A growing number of obese patients are being admitted to Sussex hospitals suffering complications caused by their weight.
Medics treated seriously overweight people 9,258 times in one year – a third more than the year before.
Those seen included people needing gastric bands and other weight loss surgery.
The numbers also refer to people admitted for other problems linked to their weight, such as a heart attack or diabetes.
Obesity and its associated problems is estimated to cost the NHS in Sussex more than £460m a year.
In Brighton and Hove alone, cases of diabetes are predicted to soar by more than 70% over the next 16 years, reaching 17,842 by 2030.
Just under half of adults in Brighton and Hove are overweight or obese, which is lower than the national average.
But the figure rises to 65% in East and West Sussex.
David Brindley, Brighton and Hove City Council’s public health commissioner, said a wide range of work was being carried out to help people lose weight.
Advice is also available to help adults and children to keep healthy and active and not build up potential health problems for the future.
The public health team has linked up with the Brighton and Hove Food Partnership, Albion in the Community and local GPs to provide support.
Mr Brindley said: “ Key factors in helping stay within healthy weights include healthy eating and regular exercise so we proactively work as a city on both important areas.
“This work includes practical demonstrations at supermarkets as part of the national Smart Swaps initiative, which shows residents how to swap sugar and fatty ingredients out of foods and make tasty meals.
“There is also the Take Part international festival to encourage people to try different sports.

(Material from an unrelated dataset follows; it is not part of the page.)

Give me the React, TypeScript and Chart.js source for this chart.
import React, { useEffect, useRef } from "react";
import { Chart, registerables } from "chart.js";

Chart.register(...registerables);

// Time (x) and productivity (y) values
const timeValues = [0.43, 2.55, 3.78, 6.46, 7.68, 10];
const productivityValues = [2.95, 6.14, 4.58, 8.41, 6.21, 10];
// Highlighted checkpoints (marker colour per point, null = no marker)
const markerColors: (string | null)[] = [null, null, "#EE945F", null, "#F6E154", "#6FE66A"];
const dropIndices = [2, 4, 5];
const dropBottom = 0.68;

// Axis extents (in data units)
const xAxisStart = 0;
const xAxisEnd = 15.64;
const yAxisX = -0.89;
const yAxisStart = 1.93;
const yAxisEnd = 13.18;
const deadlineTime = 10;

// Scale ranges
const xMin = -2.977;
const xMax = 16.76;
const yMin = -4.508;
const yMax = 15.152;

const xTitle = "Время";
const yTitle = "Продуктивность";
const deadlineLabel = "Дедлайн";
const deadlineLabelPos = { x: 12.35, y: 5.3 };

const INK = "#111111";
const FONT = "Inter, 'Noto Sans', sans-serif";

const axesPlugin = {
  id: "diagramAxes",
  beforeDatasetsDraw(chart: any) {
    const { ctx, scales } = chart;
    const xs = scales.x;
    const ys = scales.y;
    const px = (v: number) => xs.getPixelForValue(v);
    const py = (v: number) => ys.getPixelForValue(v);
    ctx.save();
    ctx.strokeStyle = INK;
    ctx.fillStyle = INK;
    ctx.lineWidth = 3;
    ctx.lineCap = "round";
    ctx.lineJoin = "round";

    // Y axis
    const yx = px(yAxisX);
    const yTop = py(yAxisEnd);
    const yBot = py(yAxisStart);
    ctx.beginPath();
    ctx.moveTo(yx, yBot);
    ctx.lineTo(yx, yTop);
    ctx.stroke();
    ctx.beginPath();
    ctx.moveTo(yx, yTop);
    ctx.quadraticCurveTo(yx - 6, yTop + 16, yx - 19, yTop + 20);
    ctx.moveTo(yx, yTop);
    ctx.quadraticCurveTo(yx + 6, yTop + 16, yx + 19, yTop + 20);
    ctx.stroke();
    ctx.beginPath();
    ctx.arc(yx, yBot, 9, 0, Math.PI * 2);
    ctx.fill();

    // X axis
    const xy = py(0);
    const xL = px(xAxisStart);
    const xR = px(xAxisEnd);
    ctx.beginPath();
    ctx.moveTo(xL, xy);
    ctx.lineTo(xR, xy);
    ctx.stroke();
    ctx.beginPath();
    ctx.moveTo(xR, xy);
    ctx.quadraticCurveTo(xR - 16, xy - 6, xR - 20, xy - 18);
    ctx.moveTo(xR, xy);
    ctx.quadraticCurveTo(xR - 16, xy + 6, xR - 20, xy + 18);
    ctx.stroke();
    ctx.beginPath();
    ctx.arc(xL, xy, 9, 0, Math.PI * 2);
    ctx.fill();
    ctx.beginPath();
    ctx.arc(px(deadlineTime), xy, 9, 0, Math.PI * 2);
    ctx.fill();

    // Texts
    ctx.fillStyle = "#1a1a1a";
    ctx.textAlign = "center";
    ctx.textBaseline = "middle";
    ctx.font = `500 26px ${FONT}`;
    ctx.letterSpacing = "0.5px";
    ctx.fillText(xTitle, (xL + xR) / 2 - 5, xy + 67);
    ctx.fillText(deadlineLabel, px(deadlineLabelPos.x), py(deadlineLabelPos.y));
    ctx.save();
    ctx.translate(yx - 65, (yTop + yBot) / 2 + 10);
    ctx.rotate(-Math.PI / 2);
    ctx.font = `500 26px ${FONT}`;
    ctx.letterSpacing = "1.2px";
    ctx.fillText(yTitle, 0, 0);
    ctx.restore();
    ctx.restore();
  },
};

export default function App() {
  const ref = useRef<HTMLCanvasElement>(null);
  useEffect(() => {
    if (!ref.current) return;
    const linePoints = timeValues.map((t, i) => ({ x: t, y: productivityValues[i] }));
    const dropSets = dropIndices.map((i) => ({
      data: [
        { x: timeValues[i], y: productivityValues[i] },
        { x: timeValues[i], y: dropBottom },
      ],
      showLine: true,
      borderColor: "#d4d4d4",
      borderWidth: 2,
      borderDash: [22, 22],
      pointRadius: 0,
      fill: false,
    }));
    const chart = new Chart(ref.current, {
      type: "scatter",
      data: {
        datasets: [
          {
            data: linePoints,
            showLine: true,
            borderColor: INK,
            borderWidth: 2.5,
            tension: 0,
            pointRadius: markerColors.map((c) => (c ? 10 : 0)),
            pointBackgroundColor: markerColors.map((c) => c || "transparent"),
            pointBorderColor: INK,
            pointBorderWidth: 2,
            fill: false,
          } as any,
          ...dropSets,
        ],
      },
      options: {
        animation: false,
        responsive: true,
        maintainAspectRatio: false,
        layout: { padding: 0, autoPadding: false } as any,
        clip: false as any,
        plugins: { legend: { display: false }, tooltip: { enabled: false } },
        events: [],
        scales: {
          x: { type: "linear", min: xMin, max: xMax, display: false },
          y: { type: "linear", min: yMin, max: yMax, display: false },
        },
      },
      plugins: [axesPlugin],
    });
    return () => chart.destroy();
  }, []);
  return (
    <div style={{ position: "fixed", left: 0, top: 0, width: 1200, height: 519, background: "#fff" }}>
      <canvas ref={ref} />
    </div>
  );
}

“Obesity is one of the biggest crises that we face as a nation and thanks to citywide hard work Brighton and Hove residents are some of the healthiest on average in England.
But the country still has the worst rates of obesity in Europe and it’s still a major problem in our city so we would urge residents concerned about their weight to make use of the many free services across the city.”
The hospital admission figures came from the Health and Social Care Information Centre and cover the financial year to March 2013.